* Begin Data block *

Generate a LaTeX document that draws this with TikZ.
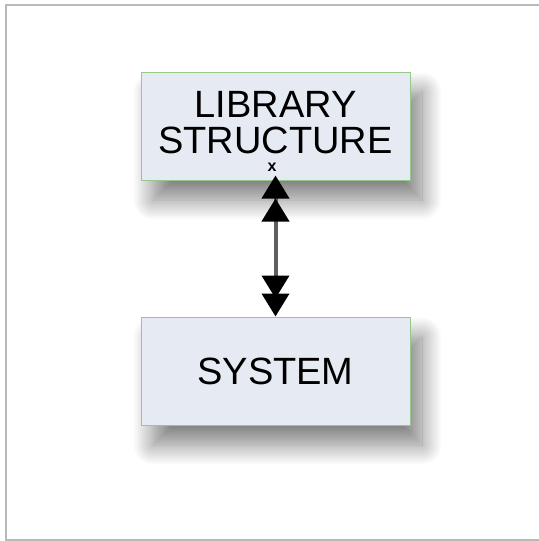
\documentclass[tikz,border=0pt]{standalone}
\usepackage{fontspec}
\setmainfont{Liberation Sans}
\usepackage{tikz}
\usetikzlibrary{arrows.meta,positioning,shadows.blur}
\definecolor{boxfill}{RGB}{230,235,243}
\definecolor{boxline}{RGB}{150,200,140}
\definecolor{framegray}{RGB}{185,185,185}
\definecolor{shaftgray}{RGB}{95,95,95}
\tikzset{
  libbox/.style={draw=boxline, fill=boxfill, line width=0.5pt, minimum width=134.5pt, minimum height=54pt,
    inner sep=0pt, align=center, font=\fontsize{19}{18}\selectfont,
    blur shadow={shadow xshift=6pt, shadow yshift=-10pt, shadow blur radius=10pt, shadow blur steps=24, shadow opacity=50}},
  tiphead/.tip={Triangle[length=11.5pt,width=13.5pt,color=black]},
  dblarrow/.style={{tiphead[sep=-2.5pt]tiphead}-{tiphead[sep=-2.5pt]tiphead},
    draw=shaftgray, line width=2pt},
}
\begin{document}
\begin{tikzpicture}[x=0.5pt, y=-0.5pt, node distance=68pt]
  \useasboundingbox (0,0) rectangle (538,541);
  % frame, open on the right
  \draw[framegray, line width=1pt] (560,4.5) -- (5.5,4.5) -- (5.5,539.5) -- (560,539.5);

  % boxes
  \node[libbox, text depth=4pt] (lib) at (275.5,126) {LIBRARY\\STRUCTURE};
  \node[libbox, below=of lib] (sys) {SYSTEM};
  \node[font=\bfseries\fontsize{8}{8}\selectfont, inner sep=0pt, anchor=south] (xmark) at ([xshift=-1.75pt,yshift=4.5pt]lib.south) {x};

  % connector
  \draw[dblarrow] (lib.south) -- (sys.north);
\end{tikzpicture}
\end{document}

* End Data block *

- Task requirements
Copy the data character for character, but drop all pictures from the copy.

- Worked answer
Generate a LaTeX document that draws this with TikZ.
\documentclass[tikz,border=0pt]{standalone}
\usepackage{fontspec}
\setmainfont{Liberation Sans}
\usepackage{tikz}
\usetikzlibrary{arrows.meta,positioning,shadows.blur}
\definecolor{boxfill}{RGB}{230,235,243}
\definecolor{boxline}{RGB}{150,200,140}
\definecolor{framegray}{RGB}{185,185,185}
\definecolor{shaftgray}{RGB}{95,95,95}
\tikzset{
  libbox/.style={draw=boxline, fill=boxfill, line width=0.5pt, minimum width=134.5pt, minimum height=54pt,
    inner sep=0pt, align=center, font=\fontsize{19}{18}\selectfont,
    blur shadow={shadow xshift=6pt, shadow yshift=-10pt, shadow blur radius=10pt, shadow blur steps=24, shadow opacity=50}},
  tiphead/.tip={Triangle[length=11.5pt,width=13.5pt,color=black]},
  dblarrow/.style={{tiphead[sep=-2.5pt]tiphead}-{tiphead[sep=-2.5pt]tiphead},
    draw=shaftgray, line width=2pt},
}
\begin{document}
\begin{tikzpicture}[x=0.5pt, y=-0.5pt, node distance=68pt]
  \useasboundingbox (0,0) rectangle (538,541);
  % frame, open on the right
  \draw[framegray, line width=1pt] (560,4.5) -- (5.5,4.5) -- (5.5,539.5) -- (560,539.5);

  % boxes
  \node[libbox, text depth=4pt] (lib) at (275.5,126) {LIBRARY\\STRUCTURE};
  \node[libbox, below=of lib] (sys) {SYSTEM};
  \node[font=\bfseries\fontsize{8}{8}\selectfont, inner sep=0pt, anchor=south] (xmark) at ([xshift=-1.75pt,yshift=4.5pt]lib.south) {x};

  % connector
  \draw[dblarrow] (lib.south) -- (sys.north);
\end{tikzpicture}
\end{document}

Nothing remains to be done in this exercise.